*Problem requirements*
Find how many lines in the material contain "matplotlib"; your answer should be that number alone.
(begin)
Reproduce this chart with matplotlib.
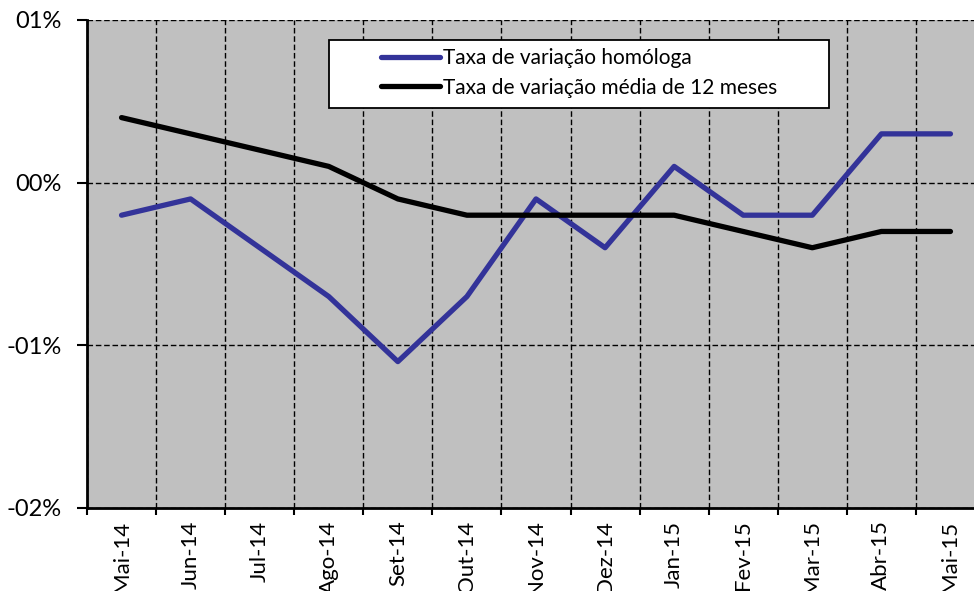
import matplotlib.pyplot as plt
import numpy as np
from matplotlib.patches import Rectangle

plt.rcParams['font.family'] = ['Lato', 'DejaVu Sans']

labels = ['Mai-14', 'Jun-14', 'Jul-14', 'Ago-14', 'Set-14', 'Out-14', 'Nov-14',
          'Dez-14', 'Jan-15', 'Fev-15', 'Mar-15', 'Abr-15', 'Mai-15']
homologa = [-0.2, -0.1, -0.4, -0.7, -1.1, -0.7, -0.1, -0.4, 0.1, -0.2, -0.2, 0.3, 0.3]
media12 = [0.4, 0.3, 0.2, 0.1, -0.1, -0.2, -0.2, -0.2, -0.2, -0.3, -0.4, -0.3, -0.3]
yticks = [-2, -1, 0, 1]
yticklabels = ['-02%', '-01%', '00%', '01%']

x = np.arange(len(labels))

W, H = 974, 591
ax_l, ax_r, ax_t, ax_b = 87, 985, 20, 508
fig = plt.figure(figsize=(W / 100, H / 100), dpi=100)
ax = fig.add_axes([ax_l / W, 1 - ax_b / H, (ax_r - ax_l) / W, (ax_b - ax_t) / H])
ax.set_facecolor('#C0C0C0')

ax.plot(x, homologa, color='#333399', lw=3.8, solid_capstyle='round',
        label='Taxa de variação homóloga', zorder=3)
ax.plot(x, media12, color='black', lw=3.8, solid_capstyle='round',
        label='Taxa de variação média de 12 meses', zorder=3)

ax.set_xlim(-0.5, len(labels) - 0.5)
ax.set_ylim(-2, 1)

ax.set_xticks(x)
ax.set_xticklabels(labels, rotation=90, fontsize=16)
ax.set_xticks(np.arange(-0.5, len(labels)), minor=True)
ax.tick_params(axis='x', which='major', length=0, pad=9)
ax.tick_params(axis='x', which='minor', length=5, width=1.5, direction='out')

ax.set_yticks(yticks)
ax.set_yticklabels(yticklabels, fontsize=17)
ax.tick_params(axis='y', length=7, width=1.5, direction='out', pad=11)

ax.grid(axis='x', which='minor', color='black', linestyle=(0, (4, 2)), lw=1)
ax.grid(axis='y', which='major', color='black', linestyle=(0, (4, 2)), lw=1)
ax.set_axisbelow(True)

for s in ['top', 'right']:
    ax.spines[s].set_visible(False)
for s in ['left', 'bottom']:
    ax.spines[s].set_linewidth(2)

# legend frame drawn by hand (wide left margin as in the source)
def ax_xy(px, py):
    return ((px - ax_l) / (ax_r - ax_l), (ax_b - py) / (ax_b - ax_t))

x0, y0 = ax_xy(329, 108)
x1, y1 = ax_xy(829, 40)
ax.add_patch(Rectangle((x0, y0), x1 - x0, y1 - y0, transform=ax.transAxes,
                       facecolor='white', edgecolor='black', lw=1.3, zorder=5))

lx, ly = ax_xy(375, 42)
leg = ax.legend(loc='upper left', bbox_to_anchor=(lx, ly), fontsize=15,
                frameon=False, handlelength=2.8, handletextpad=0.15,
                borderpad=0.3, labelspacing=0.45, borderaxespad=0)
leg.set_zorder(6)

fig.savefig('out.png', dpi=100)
(end)
*Result of the exercise*
3